Tuesday, July 10, 2018

LeBron and Superteams


King James has spoken from the top of the mountain, announcing that he is taking his talents to Los Angeles (although he has abandoned the verbiage he used when making prior relocation announcements).  He wants to go to a team with a tradition of winning, so he has joined a team that over the past five years has amassed a winning percentage of .307 and didn’t make the playoffs.  This is like when he announced where he was going when he left Miami and some people (mostly New Yorkers) speculated that he might go to a team where he could win a championship like the NY Knicks (who had last won a title in 1973).  Okay, this is unfair; the Los Angeles Lakers suck now, but they were good way back in the 20th century.

The most surprising thing is that he made the announcement without waiting to see if the Lakers would snag another big name free agent to co-star in his next title run.  Most of the coverage of LeBron’s future was connected to the possibility of teaming up with other NBA superstars to form a “superteam.”  However bad the Lakers were in 2017-18, the addition of LeBron and one other superstar would immediately assure them a playoffs berth, and even possibly challenge the Warriors for Supremacy in the Western Conference (but this was before the Warriors acquired Boogie Cousins and became even more, um, super-er).

This is where basketball is different than baseball or football; merely signing LeBron would make the worst team in the league a contender for their conference finals.  There is no baseball or football player who alone could have that impact on a team.  Free agency has now wrought this system where players can get together and decide where they want to team up, and with the dominance of the Warriors over the past four years it would take a superteam of at least three superstars to contend.  LeBron, Kevin Love, and three guys chosen at random from the audience (which is the rotation the Cavaliers essentially used during the 2018 playoffs) just won’t cut it.

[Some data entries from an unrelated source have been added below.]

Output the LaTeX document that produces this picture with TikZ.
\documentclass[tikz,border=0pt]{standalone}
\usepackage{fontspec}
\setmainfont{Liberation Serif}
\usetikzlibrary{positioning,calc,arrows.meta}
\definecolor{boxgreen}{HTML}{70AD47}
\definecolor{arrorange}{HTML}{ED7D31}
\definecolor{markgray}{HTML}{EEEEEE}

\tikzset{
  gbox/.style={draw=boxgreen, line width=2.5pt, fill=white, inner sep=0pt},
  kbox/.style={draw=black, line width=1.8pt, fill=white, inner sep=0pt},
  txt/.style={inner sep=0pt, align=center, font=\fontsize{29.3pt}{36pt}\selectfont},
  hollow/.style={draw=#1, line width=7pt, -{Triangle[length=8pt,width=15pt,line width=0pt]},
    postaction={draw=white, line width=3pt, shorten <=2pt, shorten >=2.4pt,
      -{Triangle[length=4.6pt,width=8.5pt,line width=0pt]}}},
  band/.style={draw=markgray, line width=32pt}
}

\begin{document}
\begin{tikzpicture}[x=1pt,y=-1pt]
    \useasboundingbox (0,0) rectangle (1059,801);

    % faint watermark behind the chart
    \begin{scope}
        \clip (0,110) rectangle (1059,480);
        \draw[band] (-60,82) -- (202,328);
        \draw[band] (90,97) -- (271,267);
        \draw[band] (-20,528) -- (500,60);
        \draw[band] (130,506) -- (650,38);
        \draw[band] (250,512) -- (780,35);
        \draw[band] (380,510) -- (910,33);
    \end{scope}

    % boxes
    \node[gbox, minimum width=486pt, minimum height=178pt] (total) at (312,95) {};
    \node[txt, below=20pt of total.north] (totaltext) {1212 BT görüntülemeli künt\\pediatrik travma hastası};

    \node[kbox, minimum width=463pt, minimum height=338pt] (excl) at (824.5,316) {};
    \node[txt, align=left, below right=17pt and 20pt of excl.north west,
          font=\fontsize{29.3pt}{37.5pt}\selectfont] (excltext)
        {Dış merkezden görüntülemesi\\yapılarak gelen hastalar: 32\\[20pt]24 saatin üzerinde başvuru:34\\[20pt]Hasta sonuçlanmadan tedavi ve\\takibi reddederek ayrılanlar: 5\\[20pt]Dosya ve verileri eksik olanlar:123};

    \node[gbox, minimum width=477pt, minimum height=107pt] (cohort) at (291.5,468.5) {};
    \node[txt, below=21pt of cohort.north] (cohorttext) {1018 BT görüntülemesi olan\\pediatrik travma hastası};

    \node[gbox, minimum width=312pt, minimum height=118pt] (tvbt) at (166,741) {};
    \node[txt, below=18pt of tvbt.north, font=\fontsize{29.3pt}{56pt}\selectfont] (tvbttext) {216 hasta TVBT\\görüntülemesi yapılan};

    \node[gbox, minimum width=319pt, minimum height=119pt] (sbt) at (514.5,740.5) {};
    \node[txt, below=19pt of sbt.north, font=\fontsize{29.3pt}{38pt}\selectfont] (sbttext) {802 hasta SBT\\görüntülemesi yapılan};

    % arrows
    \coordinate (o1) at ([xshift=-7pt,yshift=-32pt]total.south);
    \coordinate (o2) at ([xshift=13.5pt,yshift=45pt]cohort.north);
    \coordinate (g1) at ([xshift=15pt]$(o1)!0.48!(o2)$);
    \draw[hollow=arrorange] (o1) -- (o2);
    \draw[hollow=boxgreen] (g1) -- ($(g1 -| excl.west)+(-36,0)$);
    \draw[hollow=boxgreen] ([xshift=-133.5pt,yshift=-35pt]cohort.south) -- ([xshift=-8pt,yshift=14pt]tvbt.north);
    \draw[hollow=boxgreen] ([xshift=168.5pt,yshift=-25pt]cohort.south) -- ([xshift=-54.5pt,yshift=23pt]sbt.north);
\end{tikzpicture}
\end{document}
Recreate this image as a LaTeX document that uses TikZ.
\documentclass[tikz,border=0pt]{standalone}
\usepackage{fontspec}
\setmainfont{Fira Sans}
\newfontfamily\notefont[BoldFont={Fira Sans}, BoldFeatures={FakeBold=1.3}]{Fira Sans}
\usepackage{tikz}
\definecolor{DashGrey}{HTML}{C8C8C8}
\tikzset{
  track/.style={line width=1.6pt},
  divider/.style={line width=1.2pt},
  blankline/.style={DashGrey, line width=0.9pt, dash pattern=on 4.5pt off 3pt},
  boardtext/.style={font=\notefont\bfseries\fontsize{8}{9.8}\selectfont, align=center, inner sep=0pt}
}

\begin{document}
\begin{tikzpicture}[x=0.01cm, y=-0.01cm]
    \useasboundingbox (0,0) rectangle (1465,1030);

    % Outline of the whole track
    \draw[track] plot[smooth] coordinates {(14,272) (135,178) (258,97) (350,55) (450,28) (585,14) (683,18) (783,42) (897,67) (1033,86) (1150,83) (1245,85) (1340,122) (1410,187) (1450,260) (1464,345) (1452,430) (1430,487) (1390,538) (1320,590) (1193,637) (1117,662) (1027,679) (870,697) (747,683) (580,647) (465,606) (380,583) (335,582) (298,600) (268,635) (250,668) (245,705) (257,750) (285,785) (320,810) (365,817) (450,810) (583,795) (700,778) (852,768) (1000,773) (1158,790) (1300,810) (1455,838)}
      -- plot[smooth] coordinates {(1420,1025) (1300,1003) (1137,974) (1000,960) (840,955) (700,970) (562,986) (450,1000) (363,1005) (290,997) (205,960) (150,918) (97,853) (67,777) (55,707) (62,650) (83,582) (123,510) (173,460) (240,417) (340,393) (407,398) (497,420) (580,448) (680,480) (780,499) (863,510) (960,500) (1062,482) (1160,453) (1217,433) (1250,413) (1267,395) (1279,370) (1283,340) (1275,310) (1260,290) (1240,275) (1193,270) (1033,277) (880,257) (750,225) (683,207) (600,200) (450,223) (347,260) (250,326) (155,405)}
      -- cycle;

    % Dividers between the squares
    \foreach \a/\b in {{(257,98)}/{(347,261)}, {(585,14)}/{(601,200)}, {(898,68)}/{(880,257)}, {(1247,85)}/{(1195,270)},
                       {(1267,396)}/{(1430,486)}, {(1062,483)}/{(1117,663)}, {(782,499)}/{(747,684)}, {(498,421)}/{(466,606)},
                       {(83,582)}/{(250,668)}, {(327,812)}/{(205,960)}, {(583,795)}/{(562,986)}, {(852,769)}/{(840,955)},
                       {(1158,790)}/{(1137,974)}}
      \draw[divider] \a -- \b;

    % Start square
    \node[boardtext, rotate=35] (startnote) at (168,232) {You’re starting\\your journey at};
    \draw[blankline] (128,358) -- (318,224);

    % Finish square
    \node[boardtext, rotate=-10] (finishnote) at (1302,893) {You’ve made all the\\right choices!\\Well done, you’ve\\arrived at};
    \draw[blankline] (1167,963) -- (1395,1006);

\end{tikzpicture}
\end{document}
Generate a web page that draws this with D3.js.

But what all this manipulation by the players amounts to is that no team will be able to have any chance of winning in the NBA unless they assemble a rival superteam, and the number of cities that can attract a superteam is very small.  From now until doomsday, teams located is such garden spots as Sacramento, Portland, Salt Lake City, Indianapolis, Denver, Memphis, or Orlando (to name only a few) will have absolutely ZERO chance of winning an NBA championship (especially Sacramento, given that it is a well-known fact that the NBA fixed the 2002 Western Conference Finals to make sure that the Lakers, and not the Kings, went to the NBA Finals). 

In other words, three fourths of the NBA will exist only because the other 25% of the teams need someone to lose to them.

The NBA has always been this way; between 1980 and 2010 only 6 teams won 28 of the 30 NBA championships.  But at least in the “old days” a team had the hope that a good draft could bring an emerging star who would immediately elevate his team’s quality.  The problem was that good college players were joining bad NBA teams, but there was a chance.

Unfortunately, now almost all college basketball players are “one and done” and enter the NBA as a callow 19-year-old, with just one season of college ball under their belt.  They tend to be undersized and inexperienced, and not capable of providing a significant impact for at least a few years.  The draft doesn’t level the playing field like it used to.

There are exceptions, like in Philadelphia which implemented “the Process” which called for tanking over several seasons to amass multiple high draft picks and now are favored to vie for the Eastern Conference title in 2018-19.  But this required a half-decade of squalid basketball, fortuitous ping pong ball drops, and a series of quality choices in the draft, all of which cannot be relied upon by another team seeking to emulate their success.

Teams that have a legacy of winning tend to keep it until years after the fact. Maybe successful teams in boring places, like Cleveland, San Antonio and Oklahoma City, will be able to contend for a while by attracting stars to a successful system.  But at some point, the geographic advantage of being in a big city with a pleasant climate, like LA or Miami, will lure the majority of superstars there to form superteams, and from that point on the majority of NBA teams will just be cannon fodder. 

Michele Roberts, the head of the NBA Players’ Association, said that the players should be faulted for competitive imbalance, that it is a factor of some teams being better managed than others.  That assumes that Lebron James seriously sat down and considered signing with the Sacramento Kings, but chose the Lakers not because of money (the salary cap means he’d get the same amount anywhere) but because the prospect of playing with Lonzo Ball appealed to him.  I tend to support player unions, but she’s off her rocker if she doesn’t get that players getting together and “colluding” to go to attractive destinations together is not making rich teams rich and relegating teams in smaller markets to perpetual oblivion.

What’s the solution?  Normally I would oppose anything that restricts player movement, as that helps owners sign players for below-market salaries.  At least it has in baseball, but the economics of the NBA are such that players like Ian Mahinmi can make $16 million in 2017 for playing 15 minutes and scoring under 5 points per game.  Sacramento, Portland and Indianapolis will never be able to compete with LA as an attractive destination for young, wealthy, athletic young men, but there should be some way to stop all of the talent in the league from flowing to a half-dozen teams while preserving salaries and giving the rest of the league a modicum of hope.